On the 8th June 2017, the EU’s Article 29 Working Party published an Opinion which sought to provide guidance on data processing in the employment context. This Opinion was designed to cover the position under the EU Data Protection Directive, but also covers the changes brought about by the EU General Data Protection Regulation (“GDPR”) which will come into force on the 25th May 2018.

The key parts of the Opinion are as follows:

i)              Legal Grounds for processing Employee Data
In order to process employee data lawfully, employers must comply with fundamental principles of data protection and ensure that there are legal grounds for the processing of employee data, such as the following:

  1. Processing necessary for the performance of a contract, such as the processing of payroll data;
  2. Processing required for the employer to comply with their legal obligations, such as data required for an employer’s tax obligations; and
  3. Processing required to further an employer’s legitimate interests, such as improving efficiency in the workplace. There are further hurdles for an employer where they seek to rely on this ground when processing employee data, such as the requirement to keep a written assessment showing how the employer gave proper consideration to the rights and freedoms of the employees.

ii)             Consent
The WP29 Opinion explicitly states that consent will not be considered a valid legal ground for the processing of employee data except in exceptional circumstances. This is because employees are seldom in a position to freely give, refuse or revoke consent given the dependency that results from the employee/employer relationship. In addition, the GDPR sets out the position that consent may only be relied upon by employers where that consent can be freely withdrawn by the employee, and where the employee will not suffer any disadvantage as a result.

iii)            Social Media
In order for an employer to access a candidate’s social media account during the recruitment process, an employer is required to justify such processing with a legal ground for doing so, even where such an account is in the public domain. It is not enough to assume that the employer may process data on a candidate’s public social media account purely on the basis that the information is public.

Employers will also need to determine whether the social media profile is related to business purposes, such as a LinkedIn profile, or for personal purposes, such as a Facebook account. Candidates must be informed in advance that such screening will take place as part of the recruitment process.

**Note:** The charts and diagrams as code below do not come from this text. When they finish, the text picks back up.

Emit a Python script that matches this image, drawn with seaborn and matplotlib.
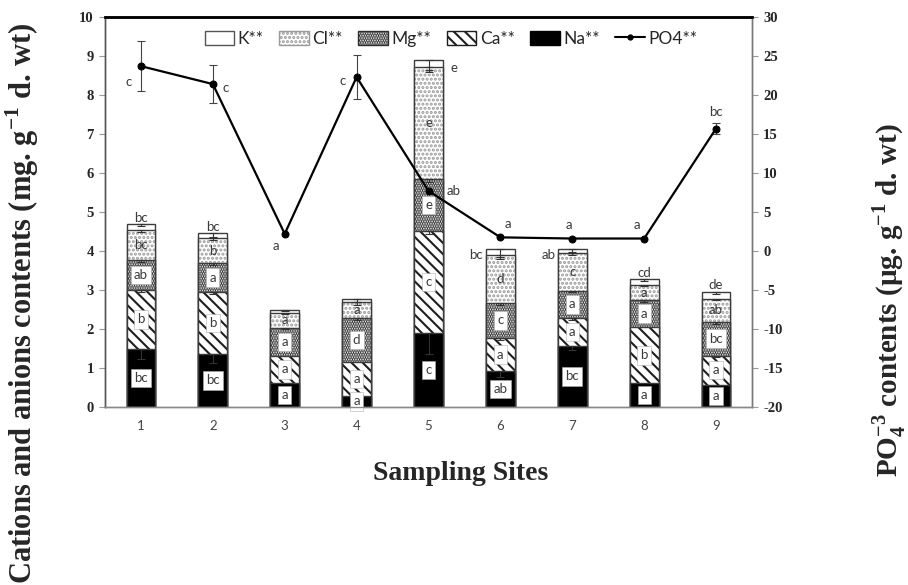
import numpy as np
import pandas as pd
import matplotlib
matplotlib.use('Agg')
import matplotlib.pyplot as plt
import seaborn as sns
from matplotlib.patches import Patch
from matplotlib.lines import Line2D

# data
sites = ['1', '2', '3', '4', '5', '6', '7', '8', '9']
na = [1.48, 1.36, 0.61, 0.29, 1.89, 0.92, 1.57, 0.61, 0.57]
ca = [1.53, 1.58, 0.71, 0.86, 2.62, 0.85, 0.71, 1.43, 0.75]
mg = [0.75, 0.75, 0.70, 1.13, 1.33, 0.90, 0.70, 0.70, 0.87]
cl = [0.77, 0.64, 0.40, 0.40, 2.88, 1.23, 0.96, 0.39, 0.59]
k = [0.15, 0.12, 0.07, 0.09, 0.19, 0.15, 0.11, 0.15, 0.17]
po4 = [23.7, 21.4, 2.2, 22.3, 7.7, 1.75, 1.6, 1.6, 15.7]

na_err = [0.25, 0.24, 0.0, 0.0, 0.53, 0.15, 0.11, 0.0, 0.0]
ca_err = [0.05, 0.05, 0.0, 0.0, 0.08, 0.05, 0.05, 0.0, 0.04]
mg_err = [0.05, 0.06, 0.03, 0.05, 0.08, 0.05, 0.04, 0.04, 0.05]
cl_err = [0.04, 0.05, 0.03, 0.06, 0.08, 0.06, 0.04, 0.04, 0.04]
k_err = [0.04, 0.10, 0.04, 0.08, 0.32, 0.25, 0.08, 0.04, 0.04]
po4_err = [3.2, 2.4, 0.0, 2.8, 0.0, 0.0, 0.0, 0.0, 0.7]

na_let = ['bc', 'bc', 'a', 'a', 'c', 'ab', 'bc', 'a', 'a']
ca_let = ['b', 'b', 'a', 'a', 'c', 'a', 'a', 'b', 'a']
mg_let = ['ab', 'a', 'a', 'd', 'e', 'c', 'a', 'a', 'bc']
cl_let = ['bc', 'b', 'a', 'a', 'e', 'd', 'c', 'a', 'ab']
k_let = ['bc', 'bc', '', '', 'e', 'bc', 'ab', 'cd', 'de']
po4_let = ['c', 'c', 'a', 'c', 'ab', 'a', 'a', 'a', 'bc']

df = pd.DataFrame({'site': sites, 'Na': na, 'Ca': ca, 'Mg': mg, 'Cl': cl, 'K': k})
ions = ['Na', 'Ca', 'Mg', 'Cl', 'K']
tops = df[ions].cumsum(axis=1)
bottoms = tops - df[ions]

errs = {'Na': na_err, 'Ca': ca_err, 'Mg': mg_err, 'Cl': cl_err, 'K': k_err}
lets = {'Na': na_let, 'Ca': ca_let, 'Mg': mg_let, 'Cl': cl_let}

style = {
    'K': dict(color='white', hatch='', hatchcol='white'),
    'Cl': dict(color='white', hatch='....', hatchcol='#9a9a9a'),
    'Mg': dict(color='white', hatch='.......', hatchcol='#2e2e2e'),
    'Ca': dict(color='white', hatch='\\\\\\', hatchcol='#1e1e1e'),
    'Na': dict(color='black', hatch='', hatchcol='black'),
}

sns.set_style('white')
plt.rcParams['hatch.linewidth'] = 1.5
plt.rcParams['axes.unicode_minus'] = False
plt.rcParams['mathtext.fontset'] = 'custom'
plt.rcParams['mathtext.rm'] = 'Liberation Serif:bold'
plt.rcParams['mathtext.bf'] = 'Liberation Serif:bold'

fig = plt.figure(figsize=(9.08, 5.85), dpi=100)
fig.subplots_adjust(left=105/908, right=752/908, bottom=1-407/585, top=1-17/585)
ax = fig.add_subplot(111)

bw = 0.4
# stacked bars: draw cumulative totals from top segment down
for ion in ['K', 'Cl', 'Mg', 'Ca', 'Na']:
    st = style[ion]
    sns.barplot(x=df['site'], y=tops[ion], color=st['color'], saturation=1,
                hatch=st['hatch'], edgecolor=st['hatchcol'], linewidth=0,
                width=bw, errorbar=None, ax=ax)
    sns.barplot(x=df['site'], y=tops[ion], fill=False, edgecolor='#3c3c3c',
                linewidth=1.0, width=bw, errorbar=None, ax=ax)

pos = np.arange(len(sites))
for ion in ions:
    e = np.array(errs[ion])
    m = e > 0
    ax.errorbar(pos[m], tops[ion].values[m], yerr=[e[m], np.zeros(m.sum())], fmt='none',
                ecolor='#333333', elinewidth=0.8, capsize=3, capthick=0.8, zorder=5)

box = dict(boxstyle='square,pad=0.25', fc='white', ec='#b0b0b0', lw=0.4)
lfont = dict(family='Lato', fontsize=9.5, color='#3a3a3a', ha='center', va='center', zorder=6)
for ion in ['Na', 'Ca', 'Mg', 'Cl']:
    for i in range(len(sites)):
        mid = (bottoms[ion][i] + tops[ion][i]) / 2
        if ion == 'Na':
            mid = max(mid, 0.13)
        ax.text(i, mid, lets[ion][i], bbox=None if ion == 'Cl' else box, **lfont)

# K letters (top of bars)
k_off = {0: (0, 0.17), 1: (0, 0.17), 4: (0.36, -0.22), 5: (-0.34, -0.15),
         6: (-0.33, -0.15), 7: (0, 0.15), 8: (0, 0.18)}
for i, (dx, dy) in k_off.items():
    ax.text(i + dx, tops['K'][i] + dy, k_let[i], **lfont)

ax.set_ylim(0, 10)
ax.set_xlim(-0.5, 8.5)
ax.set_yticks(range(0, 11))
ax.set_xticks(np.arange(-0.5, 9, 1), minor=True)
ax.tick_params(axis='x', which='major', length=0, pad=9, labelsize=9.5, labelcolor='#444444')
ax.tick_params(axis='x', which='minor', length=4, color='#999999', direction='out')
ax.tick_params(axis='y', length=4, direction='out', color='#999999', labelsize=10.5, pad=4)
for lab in ax.get_yticklabels():
    lab.set_fontfamily('Liberation Serif')
    lab.set_fontweight('bold')
for lab in ax.get_xticklabels():
    lab.set_fontfamily('Lato')
ax.set_xlabel('')
ax.set_ylabel('')

# PO4 line on secondary axis
ax2 = ax.twinx()
sns.lineplot(x=pos, y=po4, ax=ax2, color='black', lw=1.6, marker='o', markersize=5,
             markeredgecolor='black', zorder=4)
pe = np.array(po4_err)
pm = pe > 0
ax2.errorbar(pos[pm], np.array(po4)[pm], yerr=pe[pm], fmt='none', ecolor='#444444',
             elinewidth=0.8, capsize=3, capthick=0.8, zorder=3)
ax2.set_ylim(-20, 30)
ax2.set_yticks(range(-20, 31, 5))
ax2.tick_params(axis='y', length=4, direction='out', color='#999999', labelsize=10.5, pad=4)
for lab in ax2.get_yticklabels():
    lab.set_fontfamily('Liberation Serif')
    lab.set_fontweight('bold')

p_off = [(-0.17, -2.0), (0.18, -0.5), (-0.12, -1.6), (-0.2, -0.5), (0.35, 0.0),
         (0.1, 1.7), (-0.05, 1.7), (-0.1, 1.7), (0, 2.1)]
for i, (dx, dy) in enumerate(p_off):
    ax2.text(i + dx, po4[i] + dy, po4_let[i], **lfont)

for a in (ax, ax2):
    a.spines['top'].set_color('black')
    a.spines['top'].set_linewidth(1.8)
    a.spines['left'].set_color('#555555')
    a.spines['left'].set_linewidth(1.0)
    a.spines['right'].set_color('#777777')
    a.spines['right'].set_linewidth(1.0)
    a.spines['bottom'].set_color('#888888')
    a.spines['bottom'].set_linewidth(1.0)

handles = [
    Patch(facecolor='white', edgecolor='#555555', label='K**'),
    Patch(facecolor='white', edgecolor='#9a9a9a', hatch='....', label='Cl**'),
    Patch(facecolor='white', edgecolor='#2e2e2e', hatch='.......', label='Mg**'),
    Patch(facecolor='white', edgecolor='#1e1e1e', hatch='\\\\\\', label='Ca**'),
    Patch(facecolor='black', edgecolor='black', label='Na**'),
    Line2D([0], [0], color='black', lw=1.5, marker='o', markersize=3.5, label='PO4**'),
]
ax2.legend(handles=handles, loc='upper center', bbox_to_anchor=(0.535, 1.005), ncol=6,
           frameon=False, handlelength=1.7, handleheight=0.9, handletextpad=0.2,
           columnspacing=0.9, prop={'family': 'Lato', 'size': 12.5})

fig.text(22/908, 1-303/585, 'Cations and anions contents (mg. g$^{-1}$ d. wt)',
         rotation=90, ha='center', va='center', fontsize=22, fontweight='bold',
         family='Liberation Serif')
fig.text(889/908, 1-300/585, 'PO$_4^{-3}$ contents (µg. g$^{-1}$ d. wt)',
         rotation=90, ha='center', va='center', fontsize=21, fontweight='bold',
         family='Liberation Serif')
fig.text(461/908, 1-474/585, 'Sampling Sites', ha='center', va='center', fontsize=20,
         fontweight='bold', family='Liberation Serif')

fig.savefig('out.png', dpi=100)
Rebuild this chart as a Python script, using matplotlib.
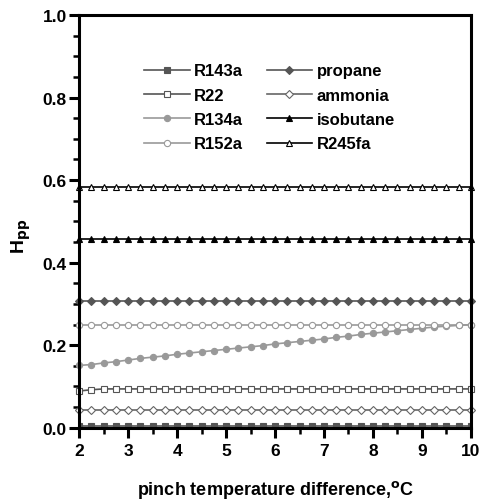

In addition, the screening of social media profiles of existing or former employees should not be performed in the absence of a legal ground for doing so.

iv)           Monitoring IT Use
The WP29 Opinion sets out that the monitoring by employers of employee email, internet use and phones may be used in the legitimate interests of the employer (or on the basis of one of the other legal grounds), but that employers must consider the proportionality of the measures taken and whether any additional or alternative measures could be taken to alleviate the resultant data processing. Employers also need to ensure that any monitoring in place does not cross the line from an employee’s IT use in a business context to their personal IT use.

The WP29 recommends a Data Protection Impact Assessment (“DPIA”) be undertaken by every employer prior to implementing monitoring technology, and ensure that acceptable use policies are drawn up with employee input. In addition, “Privacy by Design” should be implemented in every new monitoring technology introduced into the workplace to ensure that employee’s data is processed in the least intrusive method possible.

v)            Conclusion
Bearing the above changes in mind, employers should consider the following steps:

  1. Review the grounds you currently rely upon when processing employee data, particularly if relying on employee consent. If relying on employee consent, ensure that such consent can be revoked without adverse consequences for the employee.
  2. Ensure that any processing of employee data is performed in accordance with fundamental data protection principles, such as transparency and proportionality.
  3. When implementing new monitoring technologies in the workplace, ensure that said monitoring and processing of data thereof are necessary and not merely useful.
  4. Bear in mind the need to undertake a DPIA when introducing new monitoring technologies and data processing mechanisms.
  5. Ensure that any candidate in a recruitment process is aware of any screening of social media accounts, and ensure that the screening covers a candidate’s business profiles as opposed to personal profiles.